I viewed the solution on debt relief as the same solution American families use when the bill collector comes knocking at their door: they figure out how much they are making and how much they are spending, and decide what changes they will make to get themselves solvent again. In other words, they change their habits and they change their behavior.

So I proposed that we condition debt forgiveness on two points: first, that no forgiveness be allowed for any nation whose government engages in gross violations of human rights, and, second, that the nation receiving forgiveness must establish market-based benchmarks to measure progress on economic and good governance reforms. I believed that this was the most effective way to ensure that the U.S. contribution would break the recurring misery of these nations' citizens. This was my proposal when debt relief funding was voted on last year, and it continues to be.

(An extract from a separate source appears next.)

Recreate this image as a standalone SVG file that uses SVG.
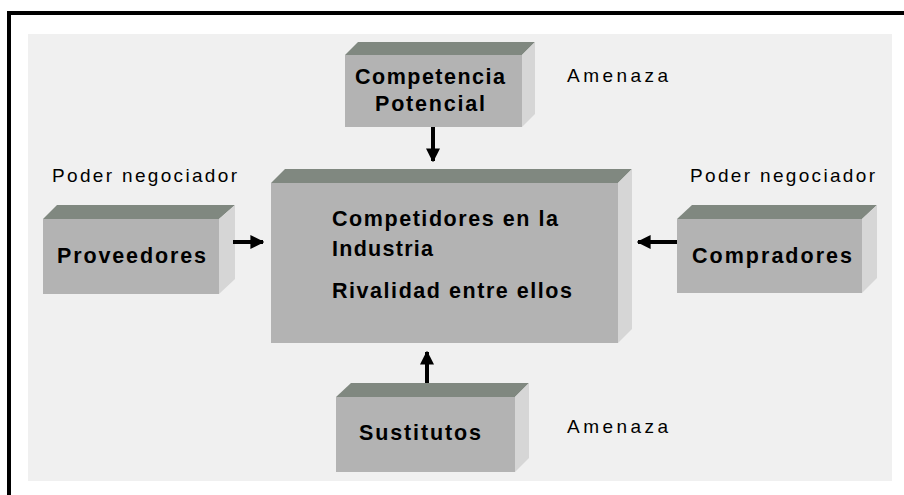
<svg xmlns="http://www.w3.org/2000/svg" width="904" height="495" viewBox="0 0 904 495">
<defs>
<style>
.top{fill:#808880}
.front{fill:#b3b3b3}
.side{fill:#d6d6d6}
.b{font-family:"Liberation Sans",Arial,sans-serif;font-weight:bold;font-size:21.5px;fill:#000}
.r{font-family:"Liberation Sans",Arial,sans-serif;font-size:19px;fill:#000}
.arr{stroke:#000;stroke-width:4;fill:none}
</style>
<marker id="ah" viewBox="0 0 10 10" refX="9" refY="5" markerWidth="3.5" markerHeight="3.5" orient="auto" markerUnits="strokeWidth">
<path d="M0,0 L10,5 L0,10 Z" fill="#000"/>
</marker>
</defs>
<rect x="0" y="0" width="904" height="495" fill="#fff"/>
<rect x="28" y="34" width="864" height="447" fill="#f0f0f0"/>
<path d="M9,495 V13 H904" stroke="#000" stroke-width="4" fill="none"/>

<g id="competencia">
<polygon class="top" points="345,55 358,42 535,42 522,55"/>
<polygon class="side" points="522,55 535,42 535,114 522,127"/>
<rect class="front" x="345" y="55" width="177" height="72"/>
<text class="b" x="355" y="84" textLength="150" lengthAdjust="spacing">Competencia</text>
<text class="b" x="375" y="111" textLength="110" lengthAdjust="spacing">Potencial</text>
</g>

<g id="proveedores">
<polygon class="top" points="43,219 57,205 235,205 219,219"/>
<polygon class="side" points="219,219 235,205 235,279 219,294"/>
<rect class="front" x="43" y="219" width="176" height="75"/>
<text class="b" x="57" y="263" textLength="149" lengthAdjust="spacing">Proveedores</text>
</g>

<g id="industria">
<polygon class="top" points="271,183 285,169 632,169 618,183"/>
<polygon class="side" points="618,183 632,169 632,329 618,343"/>
<rect class="front" x="271" y="183" width="347" height="160"/>
<text class="b" x="332" y="226" textLength="226" lengthAdjust="spacing">Competidores en la</text>
<text class="b" x="332" y="256" textLength="101" lengthAdjust="spacing">Industria</text>
<text class="b" x="332" y="298" textLength="240" lengthAdjust="spacing">Rivalidad entre ellos</text>
</g>

<g id="compradores">
<polygon class="top" points="677,219 692,205 877,205 862,219"/>
<polygon class="side" points="862,219 877,205 877,278 862,293"/>
<rect class="front" x="677" y="219" width="185" height="74"/>
<text class="b" x="692" y="263" textLength="160" lengthAdjust="spacing">Compradores</text>
</g>

<g id="sustitutos">
<polygon class="top" points="336,397 351,383 529,383 515,397"/>
<polygon class="side" points="515,397 529,383 529,458 515,472"/>
<rect class="front" x="336" y="397" width="179" height="75"/>
<text class="b" x="359" y="440" textLength="122" lengthAdjust="spacing">Sustitutos</text>
</g>

<g id="labels">
<text class="r" x="567" y="82" textLength="101" lengthAdjust="spacing">Amenaza</text>
<text class="r" x="52" y="182" textLength="185" lengthAdjust="spacing">Poder negociador</text>
<text class="r" x="690" y="182" textLength="185" lengthAdjust="spacing">Poder negociador</text>
<text class="r" x="567" y="433" textLength="101" lengthAdjust="spacing">Amenaza</text>
</g>

<g id="connectors">
<path class="arr" d="M433,127 V161" marker-end="url(#ah)"/>
<path class="arr" d="M233,242 H263" marker-end="url(#ah)"/>
<path class="arr" d="M677,242 H638" marker-end="url(#ah)"/>
<path class="arr" d="M427,383 V352" marker-end="url(#ah)"/>
</g>
</svg>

BREAKING THE CYCLE OF POVERTY

Millions of people around the world live in grinding poverty and misery. They deserve better from their leaders. Through IMF refocus and reform, their governments might have learned that adopting market-oriented structural measures that will promote economic growth and good governance is wiser than continuing socialist approaches that deny economic freedom and promote dependence on IMF and foreign loans. Through international debt relief conditioned upon channeling the newly available resources to productive use, their governments might have promoted a better standard of living for their people.

I regret that neither IMF reform nor debt relief guarantees made great strides forward last year. For the sake of the world's poor, I hope that economic progress will be made nonetheless. Meanwhile, I intend to keep fighting to see that U.S. aid helps nations break -- not repeat -- the cycle of poverty.

(Note: The opinions expressed in this article do not necessarily reflect the views or policies of the U.S. Department of State.)